Leave out the pictures, and retype only the lines from the beginning of the material through the line that contains "const panelY = [32.5, 32.5, 329.5, 329.5];", including both.

■ Stored data ■
%%
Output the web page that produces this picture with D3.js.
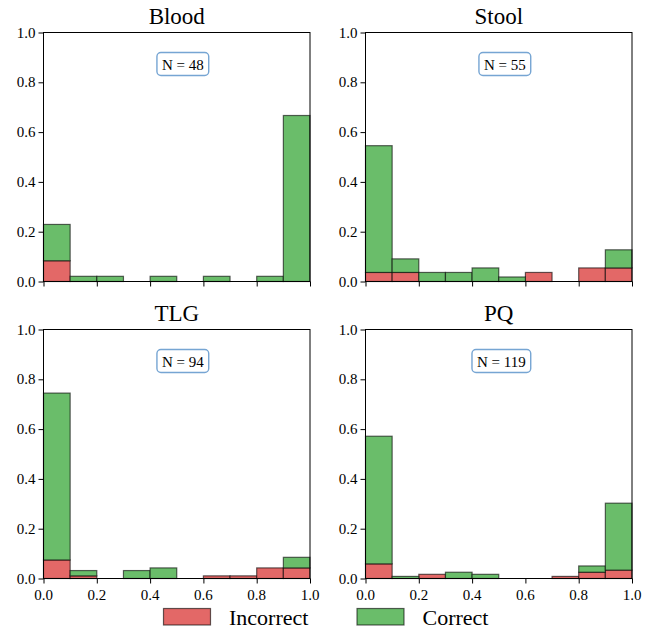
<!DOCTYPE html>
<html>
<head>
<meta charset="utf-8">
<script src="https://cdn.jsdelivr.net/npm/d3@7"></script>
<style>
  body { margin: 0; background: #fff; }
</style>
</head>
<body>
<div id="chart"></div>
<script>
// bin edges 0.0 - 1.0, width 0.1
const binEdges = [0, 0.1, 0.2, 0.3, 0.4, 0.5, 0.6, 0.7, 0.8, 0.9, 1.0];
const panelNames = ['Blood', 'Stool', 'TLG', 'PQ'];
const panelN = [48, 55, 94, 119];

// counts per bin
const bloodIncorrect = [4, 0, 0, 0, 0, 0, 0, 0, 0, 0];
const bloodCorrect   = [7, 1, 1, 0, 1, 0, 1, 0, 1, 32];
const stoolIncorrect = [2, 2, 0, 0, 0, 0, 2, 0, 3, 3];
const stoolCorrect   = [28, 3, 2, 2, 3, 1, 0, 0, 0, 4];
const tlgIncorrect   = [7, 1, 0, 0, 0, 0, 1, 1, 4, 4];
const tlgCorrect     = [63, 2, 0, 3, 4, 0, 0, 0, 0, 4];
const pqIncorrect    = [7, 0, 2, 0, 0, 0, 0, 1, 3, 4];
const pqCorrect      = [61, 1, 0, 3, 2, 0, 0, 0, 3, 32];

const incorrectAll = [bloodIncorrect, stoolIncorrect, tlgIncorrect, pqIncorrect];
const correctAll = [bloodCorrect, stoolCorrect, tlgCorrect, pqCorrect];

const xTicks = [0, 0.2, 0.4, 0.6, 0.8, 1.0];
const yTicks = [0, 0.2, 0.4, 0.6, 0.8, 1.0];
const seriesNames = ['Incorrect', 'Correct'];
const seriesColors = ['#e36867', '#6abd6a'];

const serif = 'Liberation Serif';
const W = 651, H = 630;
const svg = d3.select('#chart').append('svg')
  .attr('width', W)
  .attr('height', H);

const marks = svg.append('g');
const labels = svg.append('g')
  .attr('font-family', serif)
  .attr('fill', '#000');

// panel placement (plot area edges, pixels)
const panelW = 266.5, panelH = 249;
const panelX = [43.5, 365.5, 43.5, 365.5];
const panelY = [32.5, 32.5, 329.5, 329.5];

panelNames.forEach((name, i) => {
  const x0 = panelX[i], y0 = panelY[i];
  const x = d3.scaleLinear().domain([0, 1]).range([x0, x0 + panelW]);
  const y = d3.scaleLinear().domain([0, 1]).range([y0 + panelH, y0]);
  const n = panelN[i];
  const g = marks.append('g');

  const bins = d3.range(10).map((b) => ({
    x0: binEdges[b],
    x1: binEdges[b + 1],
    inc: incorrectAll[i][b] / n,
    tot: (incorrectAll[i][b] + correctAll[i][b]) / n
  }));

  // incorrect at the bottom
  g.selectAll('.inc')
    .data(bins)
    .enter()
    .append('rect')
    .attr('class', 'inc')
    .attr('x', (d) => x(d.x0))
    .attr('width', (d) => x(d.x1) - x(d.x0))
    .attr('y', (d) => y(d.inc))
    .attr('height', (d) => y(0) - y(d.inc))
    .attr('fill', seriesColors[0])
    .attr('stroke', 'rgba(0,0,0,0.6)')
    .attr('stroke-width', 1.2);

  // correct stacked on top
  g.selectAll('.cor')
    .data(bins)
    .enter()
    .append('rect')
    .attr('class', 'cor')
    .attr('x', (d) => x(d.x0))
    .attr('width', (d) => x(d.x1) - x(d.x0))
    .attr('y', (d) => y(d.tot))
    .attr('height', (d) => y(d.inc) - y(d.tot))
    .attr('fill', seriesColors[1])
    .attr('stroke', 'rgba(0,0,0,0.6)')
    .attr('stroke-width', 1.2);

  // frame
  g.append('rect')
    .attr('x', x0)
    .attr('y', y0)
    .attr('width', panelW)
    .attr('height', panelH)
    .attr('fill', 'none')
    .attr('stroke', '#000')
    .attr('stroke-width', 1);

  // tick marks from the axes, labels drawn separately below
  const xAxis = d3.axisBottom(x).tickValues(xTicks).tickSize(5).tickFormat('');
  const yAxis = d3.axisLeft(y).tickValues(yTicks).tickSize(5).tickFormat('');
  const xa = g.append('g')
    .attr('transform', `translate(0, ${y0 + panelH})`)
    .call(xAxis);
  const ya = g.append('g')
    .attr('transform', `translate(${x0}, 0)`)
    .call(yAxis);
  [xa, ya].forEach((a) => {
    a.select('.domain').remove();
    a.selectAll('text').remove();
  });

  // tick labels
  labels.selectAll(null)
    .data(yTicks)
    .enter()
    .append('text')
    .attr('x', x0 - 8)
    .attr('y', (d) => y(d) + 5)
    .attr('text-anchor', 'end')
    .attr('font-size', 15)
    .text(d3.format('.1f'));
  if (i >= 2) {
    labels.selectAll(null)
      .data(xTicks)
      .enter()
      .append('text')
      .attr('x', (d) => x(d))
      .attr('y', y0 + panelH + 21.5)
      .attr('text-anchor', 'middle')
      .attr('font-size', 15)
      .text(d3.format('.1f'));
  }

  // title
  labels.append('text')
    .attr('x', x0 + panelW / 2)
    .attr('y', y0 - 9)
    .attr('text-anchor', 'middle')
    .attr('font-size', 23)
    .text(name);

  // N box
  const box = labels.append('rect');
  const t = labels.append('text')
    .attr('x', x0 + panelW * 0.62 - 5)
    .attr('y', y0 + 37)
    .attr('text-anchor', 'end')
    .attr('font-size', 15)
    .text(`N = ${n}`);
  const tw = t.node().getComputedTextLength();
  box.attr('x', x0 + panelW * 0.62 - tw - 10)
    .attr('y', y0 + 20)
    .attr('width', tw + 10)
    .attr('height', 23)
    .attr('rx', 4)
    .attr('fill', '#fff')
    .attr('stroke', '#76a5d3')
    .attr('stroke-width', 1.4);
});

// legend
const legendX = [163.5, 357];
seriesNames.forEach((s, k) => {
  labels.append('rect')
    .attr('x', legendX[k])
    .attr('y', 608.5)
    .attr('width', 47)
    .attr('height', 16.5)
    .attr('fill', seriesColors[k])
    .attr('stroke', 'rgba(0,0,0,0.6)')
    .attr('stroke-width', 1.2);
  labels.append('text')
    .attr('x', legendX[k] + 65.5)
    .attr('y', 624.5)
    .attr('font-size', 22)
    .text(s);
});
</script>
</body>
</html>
%%
■ Finished task ■
Output the web page that produces this picture with D3.js.
<!DOCTYPE html>
<html>
<head>
<meta charset="utf-8">
<script src="https://cdn.jsdelivr.net/npm/d3@7"></script>
<style>
  body { margin: 0; background: #fff; }
</style>
</head>
<body>
<div id="chart"></div>
<script>
// bin edges 0.0 - 1.0, width 0.1
const binEdges = [0, 0.1, 0.2, 0.3, 0.4, 0.5, 0.6, 0.7, 0.8, 0.9, 1.0];
const panelNames = ['Blood', 'Stool', 'TLG', 'PQ'];
const panelN = [48, 55, 94, 119];

// counts per bin
const bloodIncorrect = [4, 0, 0, 0, 0, 0, 0, 0, 0, 0];
const bloodCorrect   = [7, 1, 1, 0, 1, 0, 1, 0, 1, 32];
const stoolIncorrect = [2, 2, 0, 0, 0, 0, 2, 0, 3, 3];
const stoolCorrect   = [28, 3, 2, 2, 3, 1, 0, 0, 0, 4];
const tlgIncorrect   = [7, 1, 0, 0, 0, 0, 1, 1, 4, 4];
const tlgCorrect     = [63, 2, 0, 3, 4, 0, 0, 0, 0, 4];
const pqIncorrect    = [7, 0, 2, 0, 0, 0, 0, 1, 3, 4];
const pqCorrect      = [61, 1, 0, 3, 2, 0, 0, 0, 3, 32];

const incorrectAll = [bloodIncorrect, stoolIncorrect, tlgIncorrect, pqIncorrect];
const correctAll = [bloodCorrect, stoolCorrect, tlgCorrect, pqCorrect];

const xTicks = [0, 0.2, 0.4, 0.6, 0.8, 1.0];
const yTicks = [0, 0.2, 0.4, 0.6, 0.8, 1.0];
const seriesNames = ['Incorrect', 'Correct'];
const seriesColors = ['#e36867', '#6abd6a'];

const serif = 'Liberation Serif';
const W = 651, H = 630;
const svg = d3.select('#chart').append('svg')
  .attr('width', W)
  .attr('height', H);

const marks = svg.append('g');
const labels = svg.append('g')
  .attr('font-family', serif)
  .attr('fill', '#000');

// panel placement (plot area edges, pixels)
const panelW = 266.5, panelH = 249;
const panelX = [43.5, 365.5, 43.5, 365.5];
const panelY = [32.5, 32.5, 329.5, 329.5];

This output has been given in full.